It’s unprecedented for the commission to disclose such a volume of information so soon before a vote, though there are no internal rules or federal law that bar such release, said former commissioners of both parties, current and former agency officials and communications lawyers involved in the proceeding. Some who reviewed the documents said the action makes the regulator seem to have something to hide, though all the information appears to have been public and it doesn’t appear that’s what the FCC meant to do. Chairman Julius Genachowski has been credited within and outside the FCC with sharing information with his colleagues, giving staff more leeway to make decisions and trying to make the agency more transparent. Some said the document release comes off as poorly thought out. A commission spokeswoman declined to comment.
Some other agencies don’t release documents so close to a vote by commissioners, without a chance for interested parties to make filings on them through a formal comment process, when staff gathers publicly available research to be used in the order to be decided. The FTC would notify the public of such information through references in the Federal Register notices that come out during a rulemaking, a spokesman said. The notices have footnotes when necessary to material that staff gather on their own for possible use in a rulemaking, he said. The Federal Election Commission puts any materials it relies on in making decisions on its website or in a rulemaking notice, though its staffers generally don’t do their own information-gathering in rulemakings, a spokeswoman said.
While the FCC’s information release is “unseemly, it’s not illegal,” said Mark Fowler, a Republican chairman in the 1980s who reviewed the material posted to the docket. “It’s coming a bit late, with a lot of stuff coming in, but it’s certainly permissible. … The FCC has the ability as a legal matter to rely on publicly available material. It doesn’t have to be in the record for them to cite when they issue an opinion.” Posting 3,000 pages “may be a bit of overkill, and it probably” came “a bit late,” he said. “At the end of the day, it’s a harmless error."
Some see nothing amiss with the release. It would be a waste of time for the commission to release information that’s already in the public domain, said Democrat Reed Hundt, who was Genachowski’s boss as FCC chairman in the 1990s. “It’s routine for FCC staff to place relevant materials into the docket of rulemaking proceedings,” a current commission official said. “These materials include documents already publicly available and other items like workshop transcripts.” Another FCC official noted that the regulator doesn’t have internal rules on what to do in such situations, but said there have been times when information -- though not this much -- has been released close to a vote. “I don’t think its unprecedented at all,” said an ex-agency official. “There have been cases going back to Computer I, II and III where there’s a lot of that kind of thing going on."

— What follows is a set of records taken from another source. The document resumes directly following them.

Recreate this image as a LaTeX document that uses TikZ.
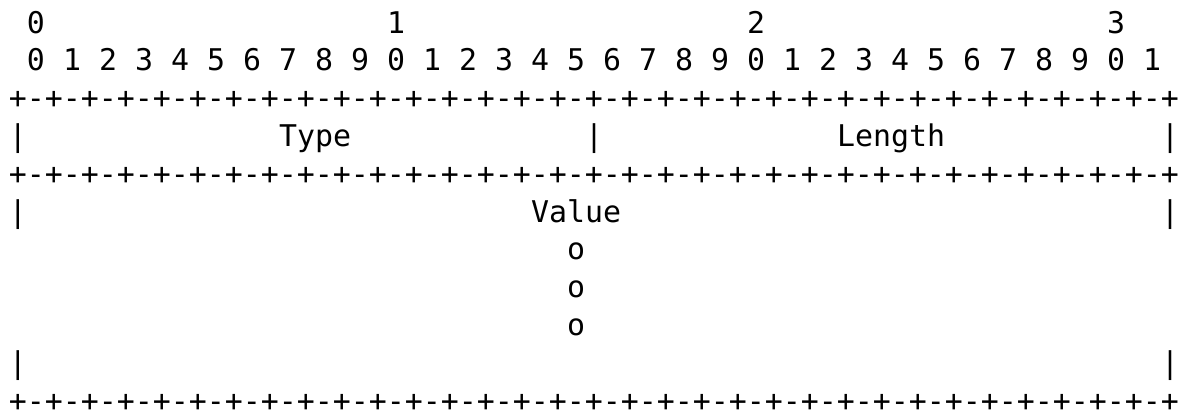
\documentclass[tikz,border=0pt]{standalone}
\usepackage{fontspec}
\newfontfamily\monofam{DejaVu Sans Mono}
\begin{document}
\begin{tikzpicture}[x=1pt,y=-1pt,
  txt/.style={anchor=base west,inner sep=0pt,outer sep=0pt,font=\monofam\fontsize{29.9pt}{37.8pt}\selectfont}]
\useasboundingbox (0,0) rectangle (1183,410);
\def\cw{18}
\def\xo{9}
\def\lp{37.8}
\def\yo{33}
% row 0: decade numbers
\foreach \c/\t/\n in {1/0/da,21/1/db,41/2/dc,61/3/dd}
  \node[txt] (\n) at ({\xo+\cw*\c},{\yo}) {\t};
% row 1: bit numbers
\foreach \i in {0,...,31}{
  \pgfmathtruncatemacro\dg{mod(\i,10)}
  \node[txt] (b\i) at ({\xo+\cw*(1+2*\i)},{\yo+\lp}) {\dg};
}
% separator rows
\def\sep{+-+-+-+-+-+-+-+-+-+-+-+-+-+-+-+-+-+-+-+-+-+-+-+-+-+-+-+-+-+-+-+-+}
\node[txt] (sepa) at ({\xo},{\yo+2*\lp}) {\sep};
\node[txt] (sepb) at ({\xo},{\yo+4*\lp}) {\sep};
\node[txt] (sepc) at ({\xo},{\yo+10*\lp}) {\sep};
% row 3: Type / Length
\node[txt] (v3a) at ({\xo},{\yo+3*\lp}) {|};
\node[txt] (type) at ({\xo+\cw*15},{\yo+3*\lp}) {Type};
\node[txt] (v3b) at ({\xo+\cw*32},{\yo+3*\lp}) {|};
\node[txt] (length) at ({\xo+\cw*46},{\yo+3*\lp}) {Length};
\node[txt] (v3c) at ({\xo+\cw*64},{\yo+3*\lp}) {|};
% row 5: Value
\node[txt] (v5a) at ({\xo},{\yo+5*\lp}) {|};
\node[txt] (value) at ({\xo+\cw*29},{\yo+5*\lp}) {Value};
\node[txt] (v5b) at ({\xo+\cw*64},{\yo+5*\lp}) {|};
% rows 6-8: o o o
\foreach \r in {6,7,8}
  \node[txt] (o\r) at ({\xo+\cw*31},{\yo+\r*\lp}) {o};
% row 9
\node[txt] (v9a) at ({\xo},{\yo+9*\lp}) {|};
\node[txt] (v9b) at ({\xo+\cw*64},{\yo+9*\lp}) {|};
\end{tikzpicture}
\end{document}
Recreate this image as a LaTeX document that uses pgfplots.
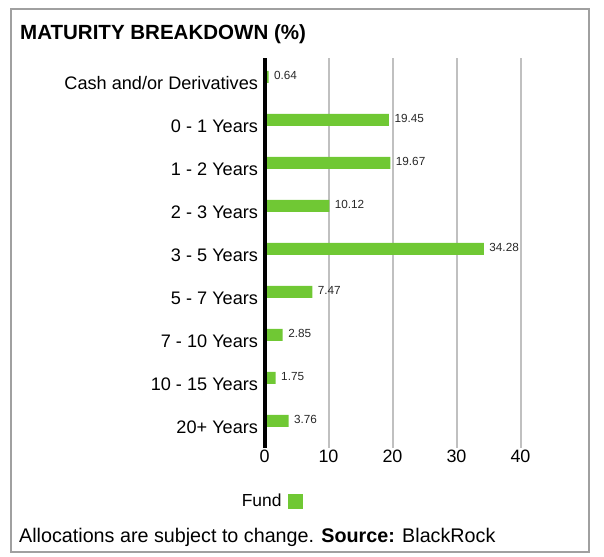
\documentclass[border=0pt]{standalone}
\usepackage{pgfplots}
\pgfplotsset{compat=1.18}
\usepackage{pgfplotstable}
\usepackage{fontspec}
\setmainfont{Liberation Sans}
\definecolor{fundgreen}{RGB}{112,200,52}
\definecolor{gridgray}{RGB}{192,192,192}
\definecolor{bordergray}{RGB}{160,160,160}
\definecolor{darktext}{RGB}{40,40,40}
\pgfplotstableread{
y x lab
0 0.64 0.64
1 19.45 19.45
2 19.67 19.67
3 10.12 10.12
4 34.28 34.28
5 7.47 7.47
6 2.85 2.85
7 1.75 1.75
8 3.76 3.76
}\maturity
\begin{document}
\begin{tikzpicture}
\path[use as bounding box] (0,0) rectangle (604bp,557bp);
\draw[bordergray, line width=1.5bp] (11bp,5bp) rectangle (589bp,548bp);
\node[anchor=base west, inner sep=0pt] at (20bp,517.5bp) {\fontsize{20.6}{24}\selectfont\bfseries MATURITY BREAKDOWN (\%)};
\node[anchor=base west, inner sep=0pt] at (19bp,15bp) {\fontsize{19.8}{23}\selectfont Allocations are subject to change. \textbf{Source:} BlackRock};
\begin{axis}[
  at={(264.5bp,109bp)}, anchor=south west,
  scale only axis, width=256bp, height=390bp,
  xbar, bar width=12bp,
  xmin=0, xmax=40,
  ymin=-0.44, ymax=8.63, y dir=reverse,
  ytick={0,1,2,3,4,5,6,7,8},
  yticklabels={Cash and/or Derivatives,0 - 1 Years,1 - 2 Years,2 - 3 Years,3 - 5 Years,5 - 7 Years,7 - 10 Years,10 - 15 Years,20+ Years},
  xtick={0,10,20,30,40},
  /pgf/number format/assume math mode=true,
  xmajorgrids, grid style={draw=gridgray, line width=2bp},
  major tick length=0pt,
  axis line style={draw=none},
  yticklabel style={font=\fontsize{18.2}{21}\selectfont, yshift=-6bp, xshift=-3bp},
  xticklabel style={font=\fontsize{18}{21}\selectfont, yshift=2bp},
  legend style={at={(0.026,-0.136)}, anchor=center, draw=none, fill=none, font=\fontsize{17.5}{21}\selectfont},
  legend plot pos=right,
  clip=false,
]
\addplot[fill=fundgreen, draw=none,
  point meta=explicit symbolic,
  nodes near coords,
  nodes near coords style={font=\fontsize{11.8}{14}\selectfont, text=darktext, anchor=west, xshift=2bp, yshift=1.5bp},
  legend image code/.code={\path (0bp,0bp); \fill[fundgreen] (4bp,-7.5bp) rectangle (19bp,7.5bp);}
] table[x=x, y=y, meta=lab] {\maturity};
\addlegendentry{Fund}
\draw[black, line width=4bp] (rel axis cs:0,0) -- (rel axis cs:0,1);
\end{axis}
\end{tikzpicture}
\end{document}
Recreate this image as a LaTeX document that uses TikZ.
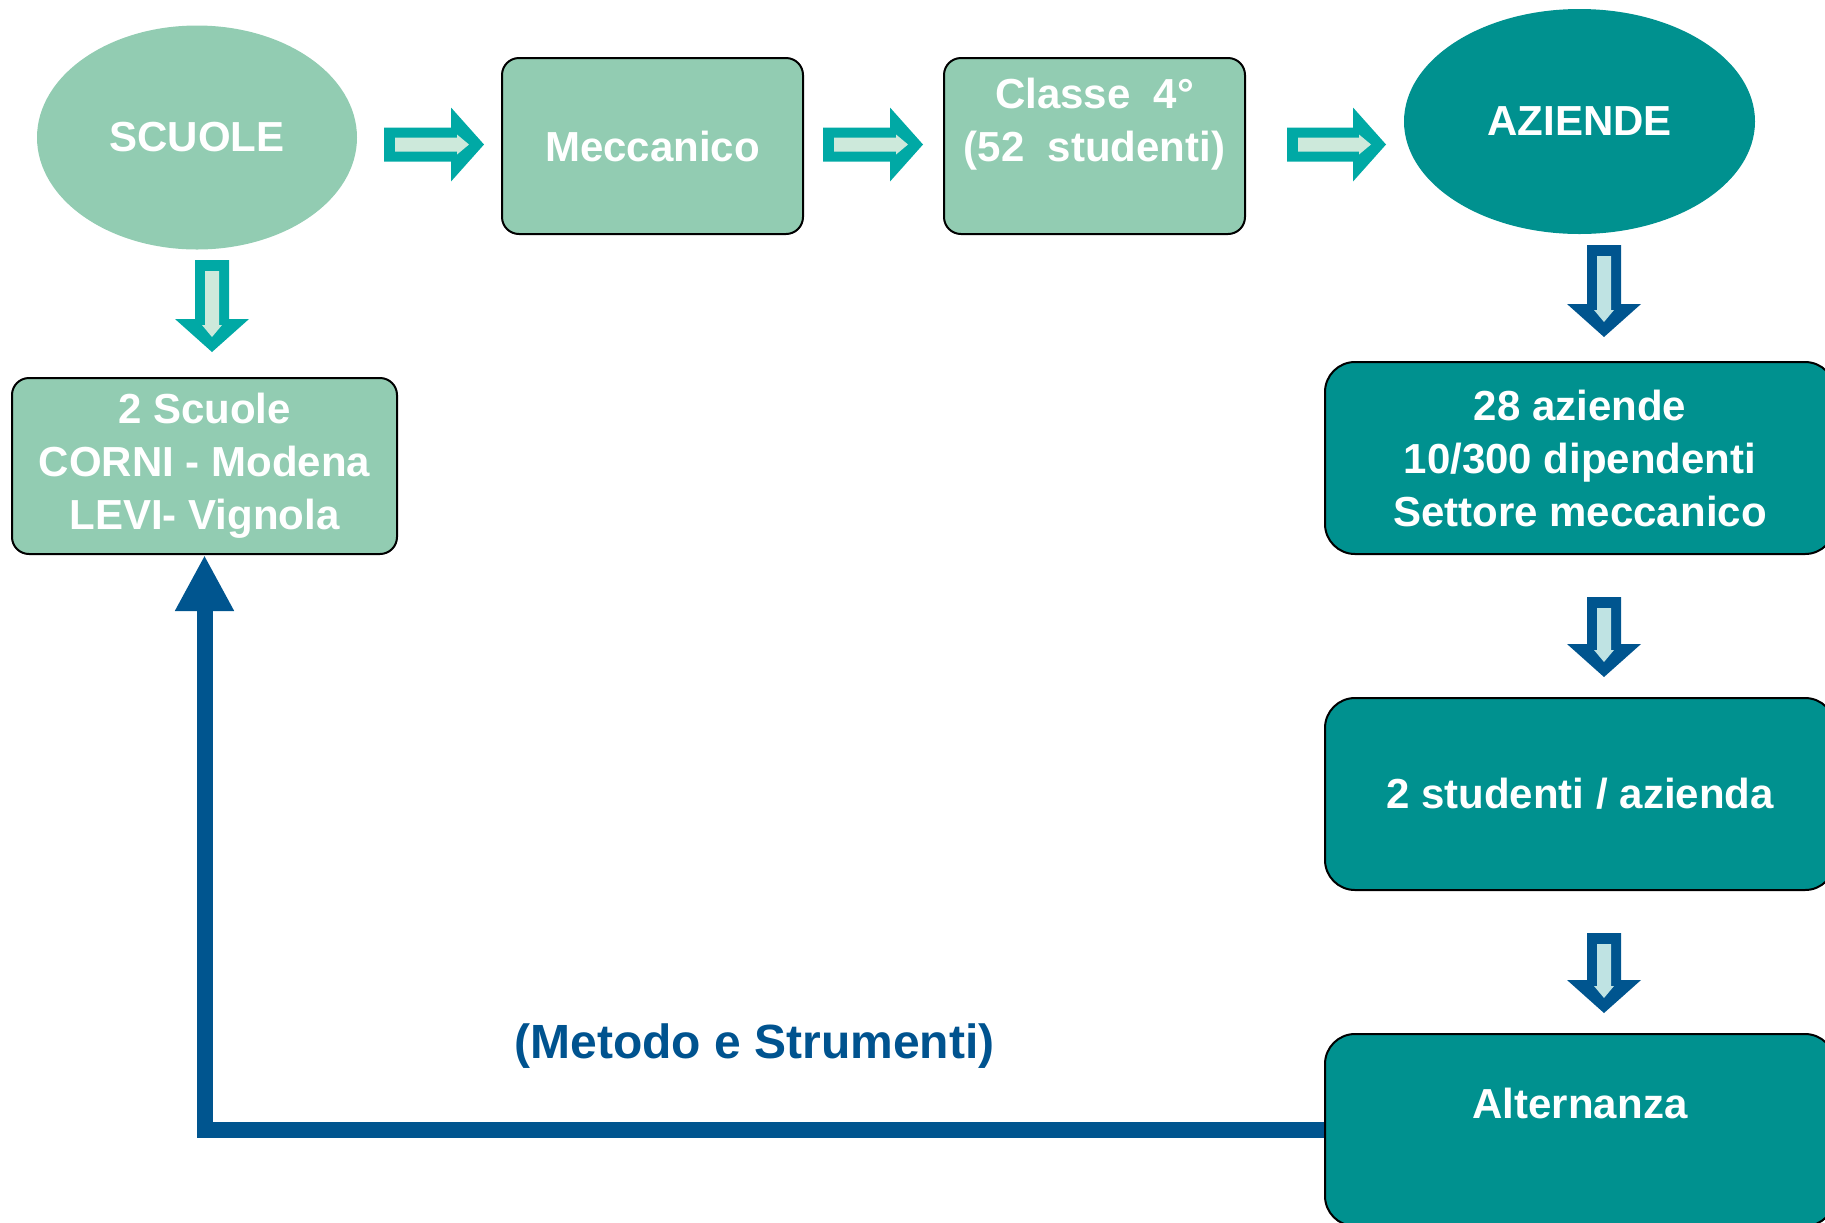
\documentclass[tikz,border=0pt]{standalone}
\usepackage{fontspec}
\setmainfont{Liberation Sans}
\usetikzlibrary{shapes.geometric,arrows.meta}
\definecolor{arrowteal}{HTML}{00A9A5}
\definecolor{arrowtealin}{HTML}{CDE9DB}
\definecolor{arrowblue}{HTML}{00558F}
\definecolor{arrowbluein}{HTML}{BFE3E3}
\definecolor{boxgreen}{HTML}{92CCB2}
\definecolor{boxteal}{HTML}{00918F}
\definecolor{textblue}{HTML}{00538F}
\tikzset{
    greenbox/.style={draw=black,line width=1pt,fill=boxgreen,rounded corners=8.5pt,
        minimum height=88pt,text=white,align=center,inner sep=0pt},
    tealbox/.style={draw=black,line width=1pt,fill=boxteal,rounded corners=15pt,
        minimum width=255pt,minimum height=96pt,text=white,align=center,inner sep=0pt},
    oval/.style={ellipse,fill=#1,text=white,inner sep=0pt},
    fbline/.style={draw=arrowblue,line width=8pt,-{Triangle[length=28pt,width=27.5pt]}},
}
\newcommand\blockarrow[6]{%
% tail x, tail y, angle, length, outer colour, inner colour
    \begin{scope}[shift={(#1,#2)},rotate=#3]
    \fill[#5] (0,-17) -- (#4-33,-17) -- (#4-33,-37) -- (#4,0)
    -- (#4-33,37) -- (#4-33,17) -- (0,17) -- cycle;
    % the light stripe inside
    \fill[#6] (11,-7) -- (#4-27,-7) -- (#4-27,-10) -- (#4-15,0)
    -- (#4-27,10) -- (#4-27,7) -- (11,7) -- cycle;
    \end{scope}}

\begin{document}
\begin{tikzpicture}[x=0.5pt,y=-0.5pt,font=\fontsize{21}{26.5}\selectfont\bfseries]
    \clip (0,0) rectangle (1825,1222);

    % top row
    \node[oval=boxgreen,minimum width=160pt,minimum height=112pt] (scuole) at (197,137.5) {SCUOLE};
    \node[greenbox,minimum width=150.5pt] (mecc) at (652.5,146) {Meccanico};
    \node[greenbox,minimum width=150.5pt] (classe) at (1094.5,146) {Classe\ \ 4°\\(52\ \ studenti)\\\mbox{}};
    \node[oval=boxteal,minimum width=175.5pt,minimum height=112.5pt] (aziende) at (1579.5,121.5) {AZIENDE};

    % left column
    \node[greenbox,minimum width=192.5pt] (dueScuole) at (204.5,466) {2 Scuole\\CORNI - Modena\\LEVI- Vignola};

    % right column
    \node[tealbox] (aziendeNum) at (1580,458) {28 aziende\\10/300 dipendenti\\Settore meccanico};
    \node[tealbox] (studenti) at (1580,794) {2 studenti / azienda};
    \node[tealbox] (alt) at (1580,1130) {Alternanza\\\mbox{}};

    \node[text=textblue,font=\fontsize{24}{28}\selectfont\bfseries] (metodo) at (754.5,1046) {(Metodo e Strumenti)};

    % block arrows
    \blockarrow{384}{144.5}{0}{100}{arrowteal}{arrowtealin}
    \blockarrow{823}{144.5}{0}{100}{arrowteal}{arrowtealin}
    \blockarrow{1287}{144.5}{0}{99}{arrowteal}{arrowtealin}
    \blockarrow{212}{260}{-90}{92}{arrowteal}{arrowtealin}
    \blockarrow{1604}{245}{-90}{92}{arrowblue}{arrowbluein}
    \blockarrow{1604}{597}{-90}{80}{arrowblue}{arrowbluein}
    \blockarrow{1604}{933}{-90}{80}{arrowblue}{arrowbluein}

    % back to the schools
    \draw[fbline] (alt.west) -| (dueScuole.south);
\end{tikzpicture}
\end{document}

It’s “clearly not the best practice,” and it’s “odd,” said Harold Furchtgott-Roth, a Republican FCC member a decade ago. “The idea of staff researching a topic and having pulled together a bibliography of documents that they think are interesting and to share that with the public” is “helpful, but you think they would put that in the public record” by issuing a public notice with about 30 days for comment, he said. “It’s the timing” that’s strange, he said. Furchtgott-Roth can “see [the] point” of critics of the release, he said. “If I were involved, I'd be pretty incensed about it."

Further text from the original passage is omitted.